• WRITTEN EXERCISE:
Pick out each line in these entries that contains the string "this".
--- Start LISTING ---
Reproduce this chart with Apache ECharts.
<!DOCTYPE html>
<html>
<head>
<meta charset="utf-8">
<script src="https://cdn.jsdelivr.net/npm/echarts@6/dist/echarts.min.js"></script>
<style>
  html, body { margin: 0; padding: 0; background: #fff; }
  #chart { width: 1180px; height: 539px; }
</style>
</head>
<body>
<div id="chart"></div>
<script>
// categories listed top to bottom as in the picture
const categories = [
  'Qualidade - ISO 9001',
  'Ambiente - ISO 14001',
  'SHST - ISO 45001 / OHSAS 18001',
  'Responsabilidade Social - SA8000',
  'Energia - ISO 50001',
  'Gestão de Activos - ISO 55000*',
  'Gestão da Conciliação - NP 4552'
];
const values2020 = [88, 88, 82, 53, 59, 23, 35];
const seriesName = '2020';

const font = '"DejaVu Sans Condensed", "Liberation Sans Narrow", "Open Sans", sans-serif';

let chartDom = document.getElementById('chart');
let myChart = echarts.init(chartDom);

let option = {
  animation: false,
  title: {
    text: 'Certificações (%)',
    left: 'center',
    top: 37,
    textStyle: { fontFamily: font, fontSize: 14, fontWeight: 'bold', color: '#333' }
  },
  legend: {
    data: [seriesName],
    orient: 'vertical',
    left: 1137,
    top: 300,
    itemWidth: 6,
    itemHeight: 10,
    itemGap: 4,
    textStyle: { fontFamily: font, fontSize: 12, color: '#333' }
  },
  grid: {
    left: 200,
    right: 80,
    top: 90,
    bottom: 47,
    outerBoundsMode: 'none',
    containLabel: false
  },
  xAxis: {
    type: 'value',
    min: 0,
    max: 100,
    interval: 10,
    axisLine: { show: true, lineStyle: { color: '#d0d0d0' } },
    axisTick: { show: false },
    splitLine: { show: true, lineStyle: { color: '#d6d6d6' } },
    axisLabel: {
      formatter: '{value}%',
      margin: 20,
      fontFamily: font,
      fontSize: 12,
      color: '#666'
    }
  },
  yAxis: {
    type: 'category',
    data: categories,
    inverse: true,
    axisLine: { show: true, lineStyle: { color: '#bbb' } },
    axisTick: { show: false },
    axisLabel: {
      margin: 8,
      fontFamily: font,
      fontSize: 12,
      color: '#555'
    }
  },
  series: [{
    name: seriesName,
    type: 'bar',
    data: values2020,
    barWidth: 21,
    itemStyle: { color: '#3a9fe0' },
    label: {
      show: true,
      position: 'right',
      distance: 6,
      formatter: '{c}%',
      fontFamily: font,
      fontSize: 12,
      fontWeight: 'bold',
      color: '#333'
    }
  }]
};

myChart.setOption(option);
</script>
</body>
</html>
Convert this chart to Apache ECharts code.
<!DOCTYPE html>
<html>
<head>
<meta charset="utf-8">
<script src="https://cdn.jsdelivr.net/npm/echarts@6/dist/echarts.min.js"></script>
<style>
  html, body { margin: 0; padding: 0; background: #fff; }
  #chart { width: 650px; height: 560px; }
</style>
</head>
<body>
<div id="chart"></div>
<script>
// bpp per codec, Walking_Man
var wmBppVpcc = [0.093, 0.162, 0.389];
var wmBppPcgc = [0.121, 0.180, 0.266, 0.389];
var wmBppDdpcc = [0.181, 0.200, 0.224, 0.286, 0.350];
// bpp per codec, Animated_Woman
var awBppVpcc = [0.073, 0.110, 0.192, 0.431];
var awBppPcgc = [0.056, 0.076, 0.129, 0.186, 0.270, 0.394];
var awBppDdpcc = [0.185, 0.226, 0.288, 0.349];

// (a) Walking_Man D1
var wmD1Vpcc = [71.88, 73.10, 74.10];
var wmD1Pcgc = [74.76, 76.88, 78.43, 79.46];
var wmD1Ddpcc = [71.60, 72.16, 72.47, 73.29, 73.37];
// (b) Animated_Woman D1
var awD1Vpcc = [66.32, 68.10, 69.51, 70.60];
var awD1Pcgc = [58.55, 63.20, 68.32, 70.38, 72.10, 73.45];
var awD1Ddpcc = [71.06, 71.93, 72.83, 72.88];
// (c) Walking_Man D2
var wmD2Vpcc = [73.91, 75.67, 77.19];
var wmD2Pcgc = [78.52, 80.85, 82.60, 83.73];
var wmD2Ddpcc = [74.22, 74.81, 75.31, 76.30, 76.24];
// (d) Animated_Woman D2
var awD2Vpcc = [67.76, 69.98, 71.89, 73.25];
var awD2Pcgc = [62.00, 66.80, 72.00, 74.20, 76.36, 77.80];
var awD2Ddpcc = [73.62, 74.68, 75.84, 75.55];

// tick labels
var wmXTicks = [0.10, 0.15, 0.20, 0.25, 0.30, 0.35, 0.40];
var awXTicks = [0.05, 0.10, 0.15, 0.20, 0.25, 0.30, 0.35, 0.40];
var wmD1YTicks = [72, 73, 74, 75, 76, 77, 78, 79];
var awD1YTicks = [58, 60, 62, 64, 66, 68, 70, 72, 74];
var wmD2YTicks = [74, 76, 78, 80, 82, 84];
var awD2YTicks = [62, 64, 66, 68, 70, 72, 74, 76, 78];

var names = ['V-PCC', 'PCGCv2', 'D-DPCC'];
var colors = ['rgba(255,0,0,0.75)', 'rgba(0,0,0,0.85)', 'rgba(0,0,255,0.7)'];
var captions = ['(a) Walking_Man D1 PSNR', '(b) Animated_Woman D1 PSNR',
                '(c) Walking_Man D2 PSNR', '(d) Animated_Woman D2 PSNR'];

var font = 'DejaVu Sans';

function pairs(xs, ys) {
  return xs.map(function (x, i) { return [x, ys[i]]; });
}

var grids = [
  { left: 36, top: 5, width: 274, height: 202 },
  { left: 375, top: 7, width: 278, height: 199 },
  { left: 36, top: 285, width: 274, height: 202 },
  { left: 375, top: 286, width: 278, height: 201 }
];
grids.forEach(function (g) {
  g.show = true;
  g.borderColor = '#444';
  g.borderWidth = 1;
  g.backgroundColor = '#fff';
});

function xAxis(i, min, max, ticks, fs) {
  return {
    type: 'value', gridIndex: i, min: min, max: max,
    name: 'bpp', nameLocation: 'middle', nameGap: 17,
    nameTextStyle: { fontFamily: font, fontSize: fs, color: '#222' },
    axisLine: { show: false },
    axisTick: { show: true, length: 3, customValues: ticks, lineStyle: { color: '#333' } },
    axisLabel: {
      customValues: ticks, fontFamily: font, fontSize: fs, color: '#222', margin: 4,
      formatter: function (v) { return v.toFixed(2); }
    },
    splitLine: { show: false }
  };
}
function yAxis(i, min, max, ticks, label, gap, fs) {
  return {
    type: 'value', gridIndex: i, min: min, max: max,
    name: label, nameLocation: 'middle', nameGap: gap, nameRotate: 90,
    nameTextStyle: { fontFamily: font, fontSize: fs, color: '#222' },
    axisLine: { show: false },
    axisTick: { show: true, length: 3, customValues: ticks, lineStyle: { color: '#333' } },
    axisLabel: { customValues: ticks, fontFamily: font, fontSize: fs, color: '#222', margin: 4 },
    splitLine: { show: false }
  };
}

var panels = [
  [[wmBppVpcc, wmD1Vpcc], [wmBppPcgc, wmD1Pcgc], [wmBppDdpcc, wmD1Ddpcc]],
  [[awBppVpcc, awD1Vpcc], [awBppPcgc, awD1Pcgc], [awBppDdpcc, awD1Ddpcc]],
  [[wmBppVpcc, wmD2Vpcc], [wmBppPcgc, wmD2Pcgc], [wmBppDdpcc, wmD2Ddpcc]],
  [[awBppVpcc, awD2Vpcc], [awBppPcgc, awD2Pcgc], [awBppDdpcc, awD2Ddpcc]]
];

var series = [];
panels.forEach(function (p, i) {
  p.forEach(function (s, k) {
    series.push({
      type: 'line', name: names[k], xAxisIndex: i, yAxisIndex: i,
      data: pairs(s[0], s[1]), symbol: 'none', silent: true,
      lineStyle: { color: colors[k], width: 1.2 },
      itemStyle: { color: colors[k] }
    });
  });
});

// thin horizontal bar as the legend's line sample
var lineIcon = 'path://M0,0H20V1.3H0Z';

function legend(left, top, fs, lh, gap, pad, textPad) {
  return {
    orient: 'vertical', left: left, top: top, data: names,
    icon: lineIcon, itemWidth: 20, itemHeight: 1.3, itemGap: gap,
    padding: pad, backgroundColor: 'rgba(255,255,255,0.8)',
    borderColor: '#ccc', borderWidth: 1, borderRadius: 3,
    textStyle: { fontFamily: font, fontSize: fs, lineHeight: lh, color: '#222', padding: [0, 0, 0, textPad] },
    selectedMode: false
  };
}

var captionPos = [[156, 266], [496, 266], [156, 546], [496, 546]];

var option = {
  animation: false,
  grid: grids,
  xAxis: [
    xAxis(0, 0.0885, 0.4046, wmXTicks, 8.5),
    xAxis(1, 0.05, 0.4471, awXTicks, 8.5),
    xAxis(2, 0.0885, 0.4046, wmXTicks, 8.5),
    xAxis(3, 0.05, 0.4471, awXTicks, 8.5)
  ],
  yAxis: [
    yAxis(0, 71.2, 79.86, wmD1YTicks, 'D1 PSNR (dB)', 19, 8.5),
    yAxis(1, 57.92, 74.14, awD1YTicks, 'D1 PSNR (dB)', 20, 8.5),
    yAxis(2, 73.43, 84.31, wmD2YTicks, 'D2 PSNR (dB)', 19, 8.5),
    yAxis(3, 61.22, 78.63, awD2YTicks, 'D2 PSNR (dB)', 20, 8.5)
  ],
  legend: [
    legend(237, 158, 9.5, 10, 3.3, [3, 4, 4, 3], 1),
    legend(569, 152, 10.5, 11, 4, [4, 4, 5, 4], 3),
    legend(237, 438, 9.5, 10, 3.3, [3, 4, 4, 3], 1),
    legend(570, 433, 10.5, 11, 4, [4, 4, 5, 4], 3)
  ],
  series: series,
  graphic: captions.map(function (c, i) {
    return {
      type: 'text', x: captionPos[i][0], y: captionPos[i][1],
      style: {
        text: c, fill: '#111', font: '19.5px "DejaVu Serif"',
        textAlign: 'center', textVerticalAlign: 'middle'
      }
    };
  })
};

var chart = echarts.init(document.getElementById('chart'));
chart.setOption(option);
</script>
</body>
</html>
--- End LISTING ---
• RESULT OF THE EXERCISE:
Reproduce this chart with Apache ECharts.
Convert this chart to Apache ECharts code.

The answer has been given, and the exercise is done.